▸ **Directions for this task**
Leave out the pictures, and retype only the lines from the beginning of the material through the line that contains "const groupNames = ['Q1', 'Q2'];", including both.

▸ **Supplied data**
# # #

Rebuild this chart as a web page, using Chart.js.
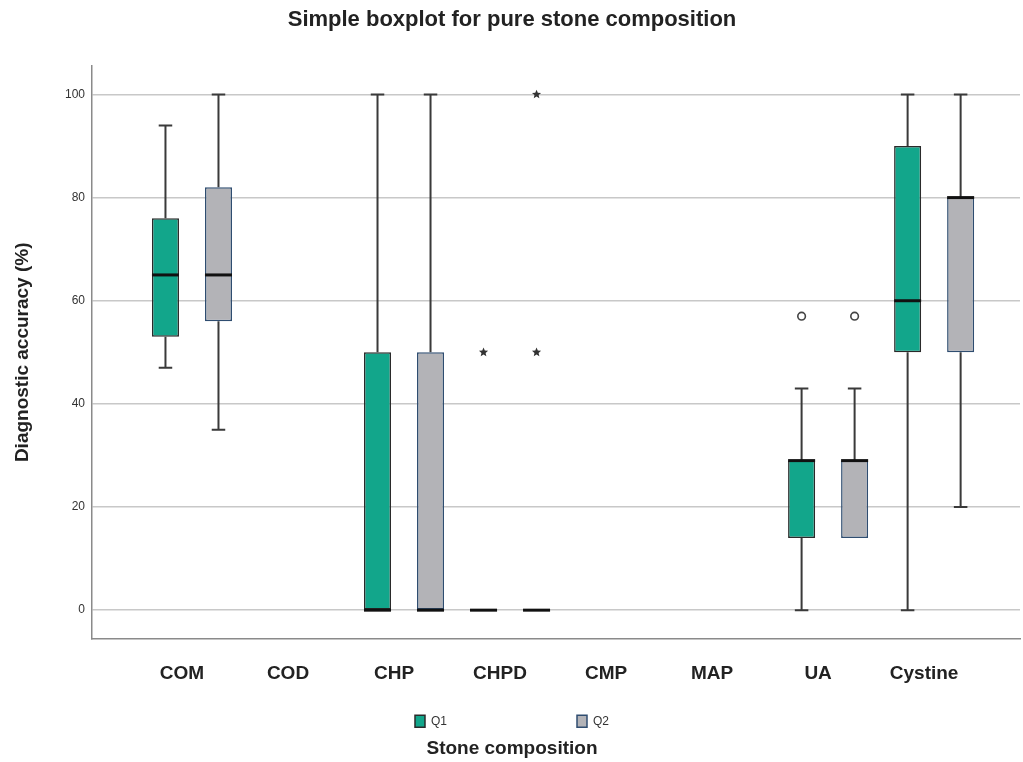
<!DOCTYPE html>
<html>
<head>
<meta charset="utf-8">
<script src="https://cdn.jsdelivr.net/npm/chart.js@4"></script>
<style>
  html, body { margin: 0; padding: 0; background: #fff; }
  #wrap { width: 1023px; height: 762px; }
</style>
</head>
<body>
<div id="wrap"><canvas id="boxChart" width="1023" height="762"></canvas></div>
<script>
// categories on the x axis
const categories = ['COM', 'COD', 'CHP', 'CHPD', 'CMP', 'MAP', 'UA', 'Cystine'];
const groupNames = ['Q1', 'Q2'];

// Q1 five-number summaries (null = no box)
const q1Min    = [47, null, 0,   0, null, null, 0,  0];
const q1Lower  = [53, null, 0,   0, null, null, 14, 50];
const q1Median = [65, null, 0,   0, null, null, 29, 60];
const q1Upper  = [76, null, 50,  0, null, null, 29, 90];
const q1Max    = [94, null, 100, 0, null, null, 43, 100];
const q1Circles = [[], [], [], [],   [], [], [57], []];
const q1Stars   = [[], [], [], [50], [], [], [],   []];

// Q2 five-number summaries
const q2Min    = [35,  null, 0,   0, null, null, 14, 20];
const q2Lower  = [56,  null, 0,   0, null, null, 14, 50];
const q2Median = [65,  null, 0,   0, null, null, 29, 80];
const q2Upper  = [82,  null, 50,  0, null, null, 29, 80];
const q2Max    = [100, null, 100, 0, null, null, 43, 100];
const q2Circles = [[], [], [], [],        [], [], [57], []];
const q2Stars   = [[], [], [], [50, 100], [], [], [],   []];

// y ticks
const yTicks = [0, 20, 40, 60, 80, 100];

const stats = [
  { min: q1Min, lo: q1Lower, med: q1Median, hi: q1Upper, max: q1Max, circles: q1Circles, stars: q1Stars },
  { min: q2Min, lo: q2Lower, med: q2Median, hi: q2Upper, max: q2Max, circles: q2Circles, stars: q2Stars }
];

function boxData(lo, hi) {
  const out = [];
  categories.forEach(function(c, i) {
    if (lo[i] !== null) out.push({ x: i, y: [lo[i], hi[i]] });
  });
  return out;
}

function star(ctx, cx, cy, r) {
  ctx.beginPath();
  for (let k = 0; k < 10; k++) {
    const rr = k % 2 === 0 ? r : r * 0.45;
    const a = -Math.PI / 2 + k * Math.PI / 5;
    const px = cx + rr * Math.cos(a), py = cy + rr * Math.sin(a);
    if (k === 0) ctx.moveTo(px, py); else ctx.lineTo(px, py);
  }
  ctx.closePath();
  ctx.fill();
}

// whiskers behind the boxes, medians + outliers on top
const boxParts = {
  id: 'boxParts',
  beforeDatasetsDraw(chart) {
    const ctx = chart.ctx, y = chart.scales.y;
    ctx.save();
    ctx.strokeStyle = '#3a3a3a';
    ctx.lineWidth = 2;
    chart.data.datasets.forEach(function(ds, g) {
      const meta = chart.getDatasetMeta(g);
      const s = stats[g];
      meta.data.forEach(function(el, k) {
        const i = ds.data[k].x;
        const cap = el.width * 0.25;
        const yMax = y.getPixelForValue(s.max[i]), yHi = y.getPixelForValue(s.hi[i]);
        const yMin = y.getPixelForValue(s.min[i]), yLo = y.getPixelForValue(s.lo[i]);
        ctx.beginPath();
        if (s.max[i] > s.hi[i]) {
          ctx.moveTo(el.x, yHi); ctx.lineTo(el.x, yMax);
          ctx.moveTo(el.x - cap, yMax); ctx.lineTo(el.x + cap, yMax);
        }
        if (s.min[i] < s.lo[i]) {
          ctx.moveTo(el.x, yLo); ctx.lineTo(el.x, yMin);
          ctx.moveTo(el.x - cap, yMin); ctx.lineTo(el.x + cap, yMin);
        }
        ctx.stroke();
      });
    });
    ctx.restore();
  },
  afterDatasetsDraw(chart) {
    const ctx = chart.ctx, y = chart.scales.y;
    ctx.save();
    chart.data.datasets.forEach(function(ds, g) {
      const meta = chart.getDatasetMeta(g);
      const s = stats[g];
      meta.data.forEach(function(el, k) {
        const i = ds.data[k].x;
        const ym = y.getPixelForValue(s.med[i]);
        ctx.strokeStyle = '#111';
        ctx.lineWidth = 3;
        ctx.beginPath();
        ctx.moveTo(el.x - el.width / 2, ym);
        ctx.lineTo(el.x + el.width / 2, ym);
        ctx.stroke();
        s.circles[i].forEach(function(v) {
          ctx.beginPath();
          ctx.arc(el.x, y.getPixelForValue(v), 3.8, 0, Math.PI * 2);
          ctx.fillStyle = '#fff';
          ctx.fill();
          ctx.strokeStyle = '#444';
          ctx.lineWidth = 1.6;
          ctx.stroke();
        });
        ctx.fillStyle = '#333';
        s.stars[i].forEach(function(v) {
          star(ctx, el.x, y.getPixelForValue(v), 4.8);
        });
      });
    });
    ctx.restore();
  }
};

const ctx1 = document.getElementById('boxChart');
const boxChart = new Chart(ctx1, {
  type: 'bar',
  data: {
    datasets: [{
      label: groupNames[0],
      data: boxData(q1Lower, q1Upper),
      backgroundColor: '#12a68b',
      borderColor: '#2a2a2a',
      borderWidth: 1.5,
      borderSkipped: false,
      categoryPercentage: 1.0,
      barPercentage: 0.51
    }, {
      label: groupNames[1],
      data: boxData(q2Lower, q2Upper),
      backgroundColor: '#b3b3b7',
      borderColor: '#2f4d70',
      borderWidth: 1.5,
      borderSkipped: false,
      categoryPercentage: 1.0,
      barPercentage: 0.51
    }]
  },
  options: {
    responsive: false,
    animation: false,
    layout: { padding: { left: 4, right: 3, top: 0, bottom: 0 } },
    plugins: {
      title: {
        display: true,
        text: 'Simple boxplot for pure stone composition',
        color: '#222',
        font: { family: 'Liberation Sans, Arial, sans-serif', size: 22, weight: 'bold' },
        padding: { top: 7, bottom: 32 }
      },
      subtitle: {
        display: true,
        position: 'bottom',
        text: 'Stone composition',
        color: '#222',
        font: { family: 'Liberation Sans, Arial, sans-serif', size: 19, weight: 'bold' },
        padding: { top: 0, bottom: 2 }
      },
      legend: {
        display: true,
        position: 'bottom',
        labels: {
          boxWidth: 10,
          boxHeight: 12,
          padding: 10,
          color: '#333',
          font: { family: 'Liberation Sans, Arial, sans-serif', size: 12 },
          generateLabels(chart) {
            const items = Chart.defaults.plugins.legend.labels.generateLabels(chart);
            // wide gap between the two keys
            items[0].text = items[0].text + '\u2003'.repeat(10);
            return items;
          }
        }
      },
      tooltip: { enabled: false }
    },
    scales: {
      x: {
        type: 'linear',
        offset: false,
        min: -0.943,
        max: 7.81,
        grid: { display: false, drawTicks: false },
        border: { display: true, color: '#8a8a8a', width: 1.5 },
        ticks: {
          stepSize: 1,
          includeBounds: false,
          autoSkip: false,
          maxRotation: 0,
          padding: 23,
          labelOffset: -10,
          color: '#222',
          font: { family: 'Liberation Sans, Arial, sans-serif', size: 19, weight: 'bold' },
          callback: function(v) { return categories[v] !== undefined ? categories[v] : ''; }
        },
        afterFit: function(scale) { scale.height = 66; }
      },
      y: {
        min: -5.63,
        max: 105.63,
        grid: { color: '#c8c8c8', lineWidth: 1.5, drawTicks: false },
        border: { display: true, color: '#8a8a8a', width: 1.5 },
        afterBuildTicks: function(scale) {
          scale.ticks = yTicks.map(function(v) { return { value: v }; });
        },
        ticks: {
          padding: 7,
          color: '#333',
          font: { family: 'Liberation Sans, Arial, sans-serif', size: 12 }
        },
        title: {
          display: true,
          text: 'Diagnostic accuracy (%)',
          color: '#222',
          font: { family: 'Liberation Sans, Arial, sans-serif', size: 19, weight: 'bold' },
          padding: { top: 7, bottom: 4 }
        },
        afterFit: function(scale) { scale.width = 88; }
      }
    }
  },
  plugins: [boxParts]
});
</script>
</body>
</html>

# # #

▸ **Response to this task**
Rebuild this chart as a web page, using Chart.js.
<!DOCTYPE html>
<html>
<head>
<meta charset="utf-8">
<script src="https://cdn.jsdelivr.net/npm/chart.js@4"></script>
<style>
  html, body { margin: 0; padding: 0; background: #fff; }
  #wrap { width: 1023px; height: 762px; }
</style>
</head>
<body>
<div id="wrap"><canvas id="boxChart" width="1023" height="762"></canvas></div>
<script>
// categories on the x axis
const categories = ['COM', 'COD', 'CHP', 'CHPD', 'CMP', 'MAP', 'UA', 'Cystine'];
const groupNames = ['Q1', 'Q2'];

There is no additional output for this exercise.